There are two ways to find 4K with your Roku streaming player or Roku TV. First, the Roku Channel Store includes a 4K UHD category that now offers 15 streaming video services such as Netflix, PLEX, YouTube and UltraFlix. Even faster is the 4K Ultra HD Spotlight channel which provides instant access to a curated selection of 4K entertainment from a variety of streaming services in one place, helping you discover 4K content in a few clicks of the remote.
*4K content is not available on all channels and may require payment. Check with channel provider for bandwidth requirements.
What is HDR?
If 4K is about number of pixels, then HDR is about the quality of those pixels. HDR displays a wider range of colors with better contrast to create more natural, beautiful, and true-to-life imagery. It delivers rich, realistic color detail—even in the darkest shadows and brightest highlights. Like 4K, HDR also requires a compatible HDR TV to watch HDR content. Roku devices featuring HDR playback support the HDR-10 standard.
Another Roku tip:
Not all HDMI connection ports on TVs support 4K and HDR. Look for ports that are labeled with HDCP 2.2 for 4K resolution and HDMI 2.0a for HDR support.

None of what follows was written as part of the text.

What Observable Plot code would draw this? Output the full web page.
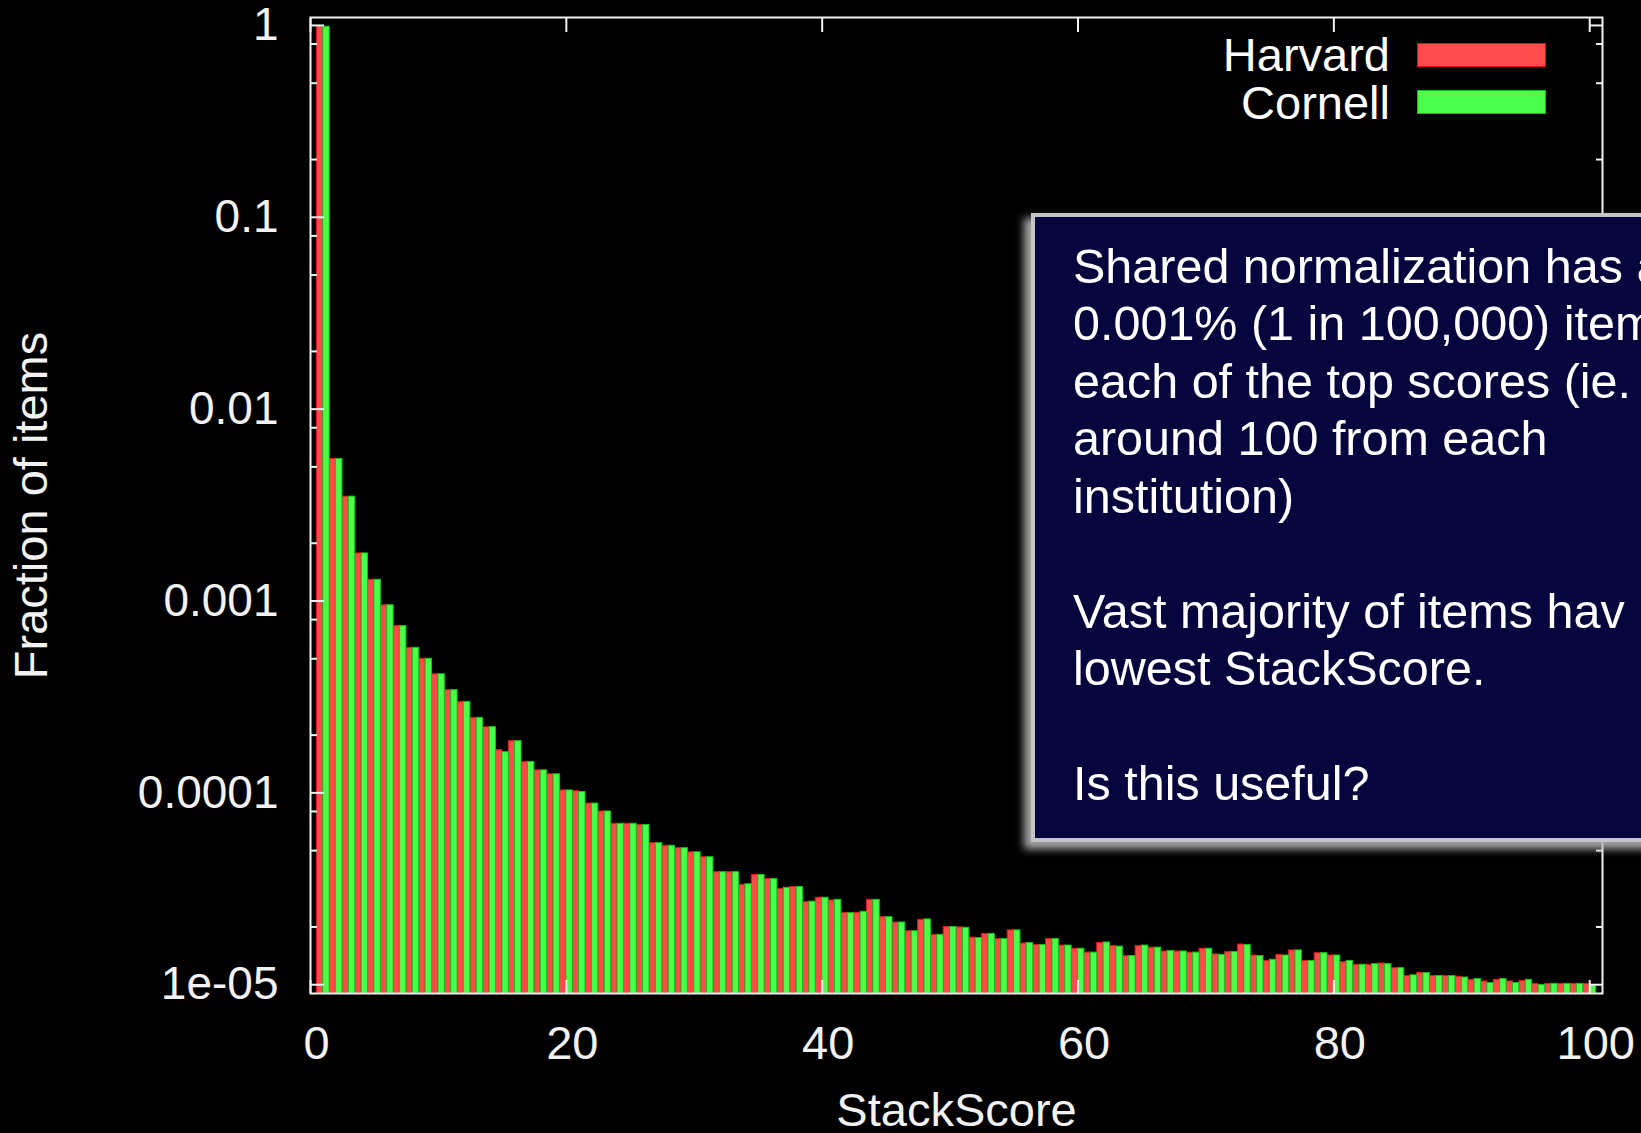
<!DOCTYPE html>
<html>
<head>
<meta charset="utf-8">
<script src="https://cdn.jsdelivr.net/npm/d3@7"></script>
<script src="https://cdn.jsdelivr.net/npm/@observablehq/plot@0.6"></script>
<style>
  html, body { margin: 0; padding: 0; background: #000; overflow: hidden; }
  #wrap { position: relative; width: 1641px; height: 1133px; overflow: hidden; background: #000; }
  #chart { position: absolute; left: 0; top: 0; }
  .leg-label { position: absolute; left: 0; width: 1390px; text-align: right; color: #fff;
               font: 47px "Liberation Sans", Arial, sans-serif; line-height: 47px; white-space: pre; }
  .leg-swatch { position: absolute; left: 1417px; width: 129px; height: 24px; box-sizing: border-box; }
  #note { position: absolute; left: 1031px; top: 213px; width: 720px; height: 629px; box-sizing: border-box;
          background: #07053d; border: 4px solid #c4c4c4;
          box-shadow: -6px 6px 8px 1px rgba(185,185,185,0.9); }
  #note-text { position: absolute; left: 1073px; top: 237.5px; color: #fff; white-space: pre;
               font: 48.5px "Liberation Sans", Arial, sans-serif; line-height: 57.5px; }
</style>
</head>
<body>
<div id="wrap">
  <div id="chart"></div>
  <div class="leg-label" id="leg-h" style="top:31px"></div>
  <div class="leg-label" id="leg-c" style="top:79px"></div>
  <div class="leg-swatch" style="top:43px;background:#ff4c4c;border:1.5px solid #e01010"></div>
  <div class="leg-swatch" style="top:90px;background:#4cff4c;border:1.5px solid #10c010"></div>
  <div id="note"></div>
  <div id="note-text"></div>
</div>
<script>
// ---- data ----
const scores = [
  1, 2, 3, 4, 5, 6, 7, 8, 9, 10,
  11, 12, 13, 14, 15, 16, 17, 18, 19, 20,
  21, 22, 23, 24, 25, 26, 27, 28, 29, 30,
  31, 32, 33, 34, 35, 36, 37, 38, 39, 40,
  41, 42, 43, 44, 45, 46, 47, 48, 49, 50,
  51, 52, 53, 54, 55, 56, 57, 58, 59, 60,
  61, 62, 63, 64, 65, 66, 67, 68, 69, 70,
  71, 72, 73, 74, 75, 76, 77, 78, 79, 80,
  81, 82, 83, 84, 85, 86, 87, 88, 89, 90,
  91, 92, 93, 94, 95, 96, 97, 98, 99, 100
];
const harvard = [
  0.99, 0.0055, 0.0035, 0.00177, 0.00129, 0.00095, 0.00074, 0.00057, 0.00050, 0.000415,
  0.000343, 0.000298, 0.000246, 0.000220, 0.000167, 0.000186, 0.000145, 0.000131, 0.000125, 0.000103,
  0.000102, 8.8e-5, 8.0e-5, 6.9e-5, 6.9e-5, 6.8e-5, 5.47e-5, 5.3e-5, 5.15e-5, 4.9e-5,
  4.62e-5, 3.86e-5, 3.86e-5, 3.32e-5, 3.73e-5, 3.56e-5, 3.16e-5, 3.23e-5, 2.70e-5, 2.84e-5,
  2.75e-5, 2.37e-5, 2.37e-5, 2.77e-5, 2.25e-5, 2.11e-5, 1.90e-5, 2.18e-5, 1.82e-5, 2.00e-5,
  1.99e-5, 1.76e-5, 1.84e-5, 1.73e-5, 1.92e-5, 1.64e-5, 1.61e-5, 1.73e-5, 1.60e-5, 1.54e-5,
  1.47e-5, 1.65e-5, 1.59e-5, 1.41e-5, 1.59e-5, 1.56e-5, 1.49e-5, 1.49e-5, 1.47e-5, 1.54e-5,
  1.44e-5, 1.48e-5, 1.62e-5, 1.42e-5, 1.33e-5, 1.43e-5, 1.51e-5, 1.33e-5, 1.46e-5, 1.42e-5,
  1.31e-5, 1.27e-5, 1.27e-5, 1.29e-5, 1.22e-5, 1.11e-5, 1.15e-5, 1.11e-5, 1.11e-5, 1.10e-5,
  1.06e-5, 1.04e-5, 1.06e-5, 1.04e-5, 1.045e-5, 1.01e-5, 1.01e-5, 1.01e-5, 1.01e-5, 1.01e-5
];
const cornell = [
  0.985, 0.0055, 0.0035, 0.00177, 0.00129, 0.00095, 0.00074, 0.00057, 0.00050, 0.000415,
  0.000343, 0.000298, 0.000246, 0.000220, 0.000163, 0.000186, 0.000145, 0.000131, 0.000125, 0.000103,
  0.000101, 8.8e-5, 8.0e-5, 6.9e-5, 6.9e-5, 6.8e-5, 5.47e-5, 5.3e-5, 5.15e-5, 4.9e-5,
  4.62e-5, 3.86e-5, 3.86e-5, 3.34e-5, 3.73e-5, 3.56e-5, 3.20e-5, 3.23e-5, 2.71e-5, 2.84e-5,
  2.77e-5, 2.36e-5, 2.40e-5, 2.77e-5, 2.25e-5, 2.11e-5, 1.90e-5, 2.19e-5, 1.82e-5, 2.00e-5,
  1.98e-5, 1.75e-5, 1.84e-5, 1.73e-5, 1.92e-5, 1.65e-5, 1.61e-5, 1.73e-5, 1.60e-5, 1.54e-5,
  1.47e-5, 1.66e-5, 1.58e-5, 1.41e-5, 1.60e-5, 1.56e-5, 1.50e-5, 1.49e-5, 1.47e-5, 1.54e-5,
  1.43e-5, 1.48e-5, 1.61e-5, 1.41e-5, 1.35e-5, 1.42e-5, 1.51e-5, 1.33e-5, 1.46e-5, 1.42e-5,
  1.33e-5, 1.27e-5, 1.28e-5, 1.28e-5, 1.22e-5, 1.12e-5, 1.15e-5, 1.11e-5, 1.11e-5, 1.09e-5,
  1.07e-5, 1.02e-5, 1.07e-5, 1.02e-5, 1.06e-5, 0.996e-5, 1.01e-5, 1.01e-5, 1.01e-5, 0.996e-5
];
const seriesNames = ["Harvard", "Cornell"];
const xTickValues = [0, 20, 40, 60, 80, 100];
const yTickValues = [1e-5, 1e-4, 1e-3, 1e-2, 1e-1, 1];
const yTickLabels = ["1e-05", "0.0001", "0.001", "0.01", "0.1", "1"];
const yMinorMultipliers = [2, 5, 8];
const xTitle = "StackScore";
const yTitle = "Fraction of items";
const noteLines = [
  "Shared normalization has a",
  "0.001% (1 in 100,000) item",
  "each of the top scores (ie.",
  "around 100 from each",
  "institution)",
  "",
  "Vast majority of items hav",
  "lowest StackScore.",
  "",
  "Is this useful?"
];

// ---- scale settings ----
const xDomain = [0, 101];
const yDomain = [9e-6, 1.1];
const barWidth = 0.5;

const yMinorTicks = yTickValues.slice(0, -1).flatMap(d => yMinorMultipliers.map(m => m * d));
const harvardRows = scores.map((s, i) => ({score: s, value: harvard[i]}));
const cornellRows = scores.map((s, i) => ({score: s, value: cornell[i]}));
const yLabel = d => yTickLabels[Math.round(Math.log10(d)) + 5];

const white = "#f2f2f2";
const chart = Plot.plot({
  width: 1641,
  height: 1133,
  marginLeft: 310,
  marginRight: 39,
  marginTop: 17,
  marginBottom: 140,
  style: {background: "#000", color: white, fontFamily: "'Liberation Sans', Arial, sans-serif"},
  x: {domain: xDomain},
  y: {type: "log", domain: yDomain},
  marks: [
    Plot.rect(harvardRows, {
      x1: d => d.score - barWidth, x2: d => d.score,
      y1: () => yDomain[0], y2: "value",
      fill: "#ff4a4a", stroke: "#e41414", strokeWidth: 1
    }),
    Plot.rect(cornellRows, {
      x1: d => d.score, x2: d => d.score + barWidth,
      y1: () => yDomain[0], y2: "value",
      fill: "#4cff4c", stroke: "#12c412", strokeWidth: 1
    }),
    // inward tick marks on all four sides
    Plot.axisY(yTickValues, {anchor: "left", tickSize: -14, fill: "none", stroke: white, strokeWidth: 2, label: null}),
    Plot.axisY(yMinorTicks, {anchor: "left", tickSize: -7, fill: "none", stroke: white, strokeWidth: 2, label: null}),
    Plot.axisY(yTickValues, {anchor: "right", tickSize: -14, fill: "none", stroke: white, strokeWidth: 2, label: null}),
    Plot.axisY(yMinorTicks, {anchor: "right", tickSize: -7, fill: "none", stroke: white, strokeWidth: 2, label: null}),
    Plot.axisX(xTickValues, {anchor: "bottom", tickSize: -13, fill: "none", stroke: white, strokeWidth: 2, label: null}),
    Plot.axisX(xTickValues, {anchor: "top", tickSize: -14, fill: "none", stroke: white, strokeWidth: 2, label: null}),
    // tick labels
    Plot.axisY(yTickValues, {anchor: "left", tickSize: 0, tickPadding: 32, tickFormat: yLabel, fontSize: 46, fill: white, label: null}),
    Plot.axisX(xTickValues, {anchor: "bottom", tickSize: 0, tickPadding: 32, tickFormat: d => String(d), fontSize: 47, dx: 6, fill: white, label: null}),
    Plot.frame({stroke: white, strokeWidth: 2}),
    // axis titles
    Plot.text([xTitle], {text: d => d, frameAnchor: "bottom", dy: 132, fontSize: 47, fill: white}),
    Plot.text([yTitle], {text: d => d, frameAnchor: "left", textAnchor: "middle", rotate: -90, dx: -279, fontSize: 47, fill: white})
  ]
});
document.getElementById("chart").appendChild(chart);

document.getElementById("leg-h").textContent = seriesNames[0];
document.getElementById("leg-c").textContent = seriesNames[1];
document.getElementById("note-text").textContent = noteLines.join("\n");
</script>
</body>
</html>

What streaming content is available in HDR?
Like 4K, an increasing number of films and TV series are being offered in HDR**. Netflix and Fandango NOW are already offering new releases such as The Ridiculous 6, The Do Over, Marco Polo and Jason Bourne in HDR. The 4K Spotlight channel also includes an HDR row that helps you get to HDR content quickly.
**HDR content on Netflix, Fandango Now, and other channels requires paid subscription or purchase or rental. Check with the HDR channel provider for specific bandwidth requirements to access its HDR content. High Speed HDMI® Cable is required.